Anthony Malakian: A Postscript on Form PF

anthony-malakian-waters
Anthony Malakian, US editor, WatersTechnology

After months of planning, debate, and more planning, the first wave of hedge funds have finally filed their Form PFs via the Financial Industry Regulatory Authority (Finra). Those firms with $5 billion or more in regulatory assets under management will once again file at the end of November, while most other hedge funds will file next year.

For this issue, Waters spoke with a large number of industry participants in order to paint a picture about what the greatest challenges were facing those initial filers, and what smaller and mid-sized funds should learn from their effort (see page 22).

There are a few points I’d like to make before I call it a night on Form PF. One thing I found quite interesting was the lack of faith that several hedge funds had in the vendor community in following through on their Form PF promises. Judging by the vast number of press releases that have come into my inbox touting Form PF capabilities, it’s probably safe to assume that some of those firms were over-selling.

While it makes sense to use this new regulatory requirement—something that doesn’t demand a massive IT overhaul, but that is strongly underpinned by technology—as a way to introduce products and services to hedge funds panicking about this first round of filings, the reputational damage for non-delivery can be damning. It is clear that the chief compliance and operating officers at these funds are in communication with one another. There isn’t a competitive advantage to be gained from Form PF filings—just headaches. The challenges are largely definitional, which means that in a show of solidarity, they are willing to talk to one another. So you can be sure they are also trading notes about which vendors and consultancies have failed to come through on their claims.

On the technology side, there are benefits that firms can gain from properly attacking the issue of Form PF—from mapping, to audit trails, to data management, to risk management. It’s not about revolutionizing one’s systems—it’s simply about adding efficiency. Compliance reporting is always going to be a pain, but the savviest of firms will use it as an excuse or a driver to improve processes that are often taken for granted.
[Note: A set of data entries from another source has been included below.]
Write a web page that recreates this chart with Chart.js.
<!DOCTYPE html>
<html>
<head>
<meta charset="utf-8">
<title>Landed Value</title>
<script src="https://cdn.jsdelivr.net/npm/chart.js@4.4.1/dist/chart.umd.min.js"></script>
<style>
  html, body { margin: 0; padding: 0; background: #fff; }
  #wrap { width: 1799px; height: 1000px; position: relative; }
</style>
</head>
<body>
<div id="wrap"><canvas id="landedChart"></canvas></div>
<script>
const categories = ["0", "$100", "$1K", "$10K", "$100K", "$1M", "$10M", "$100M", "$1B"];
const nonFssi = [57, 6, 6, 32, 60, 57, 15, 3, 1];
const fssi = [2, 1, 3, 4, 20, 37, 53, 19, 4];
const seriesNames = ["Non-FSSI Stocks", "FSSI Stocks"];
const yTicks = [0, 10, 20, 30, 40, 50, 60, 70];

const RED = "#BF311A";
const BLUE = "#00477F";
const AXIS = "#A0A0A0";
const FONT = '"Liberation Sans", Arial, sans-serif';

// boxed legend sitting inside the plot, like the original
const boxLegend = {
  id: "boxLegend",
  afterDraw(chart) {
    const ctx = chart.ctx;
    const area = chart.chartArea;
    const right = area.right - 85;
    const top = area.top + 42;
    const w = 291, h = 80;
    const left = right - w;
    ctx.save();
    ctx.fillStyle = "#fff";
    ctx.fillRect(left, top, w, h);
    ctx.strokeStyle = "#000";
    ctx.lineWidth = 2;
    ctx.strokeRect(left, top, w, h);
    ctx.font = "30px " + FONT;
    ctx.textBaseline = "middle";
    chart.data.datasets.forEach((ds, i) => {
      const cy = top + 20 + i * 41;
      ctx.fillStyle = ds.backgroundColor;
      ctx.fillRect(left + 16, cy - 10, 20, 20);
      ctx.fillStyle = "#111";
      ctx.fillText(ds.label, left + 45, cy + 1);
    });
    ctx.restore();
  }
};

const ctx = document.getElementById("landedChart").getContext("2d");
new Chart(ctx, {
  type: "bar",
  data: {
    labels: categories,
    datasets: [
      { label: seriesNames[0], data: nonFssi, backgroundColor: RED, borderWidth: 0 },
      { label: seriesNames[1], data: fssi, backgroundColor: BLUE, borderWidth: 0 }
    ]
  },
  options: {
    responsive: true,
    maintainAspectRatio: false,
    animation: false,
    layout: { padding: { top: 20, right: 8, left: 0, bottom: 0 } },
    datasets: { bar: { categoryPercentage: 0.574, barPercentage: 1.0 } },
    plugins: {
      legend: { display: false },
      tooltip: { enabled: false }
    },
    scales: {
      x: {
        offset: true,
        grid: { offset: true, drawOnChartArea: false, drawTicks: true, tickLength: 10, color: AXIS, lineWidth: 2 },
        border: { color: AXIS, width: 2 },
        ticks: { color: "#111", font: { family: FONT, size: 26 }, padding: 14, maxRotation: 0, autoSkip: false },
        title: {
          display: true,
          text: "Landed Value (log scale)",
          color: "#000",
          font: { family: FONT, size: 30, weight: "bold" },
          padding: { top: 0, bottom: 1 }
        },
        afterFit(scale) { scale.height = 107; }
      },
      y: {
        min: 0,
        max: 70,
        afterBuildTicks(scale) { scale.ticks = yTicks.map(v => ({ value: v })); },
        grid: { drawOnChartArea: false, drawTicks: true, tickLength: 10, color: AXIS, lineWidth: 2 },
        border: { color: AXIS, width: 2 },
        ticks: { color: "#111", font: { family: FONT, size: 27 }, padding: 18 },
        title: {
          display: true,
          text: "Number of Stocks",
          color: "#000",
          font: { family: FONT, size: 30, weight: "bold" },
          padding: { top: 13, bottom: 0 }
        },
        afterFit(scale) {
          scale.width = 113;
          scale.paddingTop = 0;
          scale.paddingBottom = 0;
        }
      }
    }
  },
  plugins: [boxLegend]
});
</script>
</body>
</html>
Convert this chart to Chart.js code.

Demands like Form PF aren’t meant to be exciting, but they don’t have to be a nightmare, either.

Prep, But Not Too Much
In conversations with industry participants, it has became abundantly clear that the amount of data being provided, the number of pages being filed, and the ability to pull all that together, is more difficult than most had initially anticipated. Preparation is vital. Additionally, testing will prove invaluable as the XML filing format for Finra can be quite complex.

Even if your filing date isn’t until April 2013, it would be foolish not to begin the process of vetting vendors and consultancies, setting up internal procedures and figuring out who will be responsible for what, and gaining a deeper understanding of what is being asked for, as many definitions that the Securities and Exchange Commission’s (SEC’s) answers to frequently asked questions may not jibe with your internal definitions.

Furthermore, it’s important to understand that this is not a process that can be solved by one, two or three people. This has to be viewed as a cross-company initiative—IT and operations, the risk department, accounting, treasury, the trading desk, and compliance.

Still, you should be aware that changes will likely come down the pike, sometimes just weeks before the filing deadline. In early August there was a “decimal” change that affected some hedge funds’ strategy and regional exposure fields, according to Phil Christianson of ConvergEx, who says that Finra had already told him more changes would come before the end of September.

It’s highly probable that as the SEC examines the data, more changes will come to help them in their cause of checking for systemic risk. Be adaptable and be patient. Demands like Form PF aren’t meant to be exciting, but they don’t have to be a nightmare, either.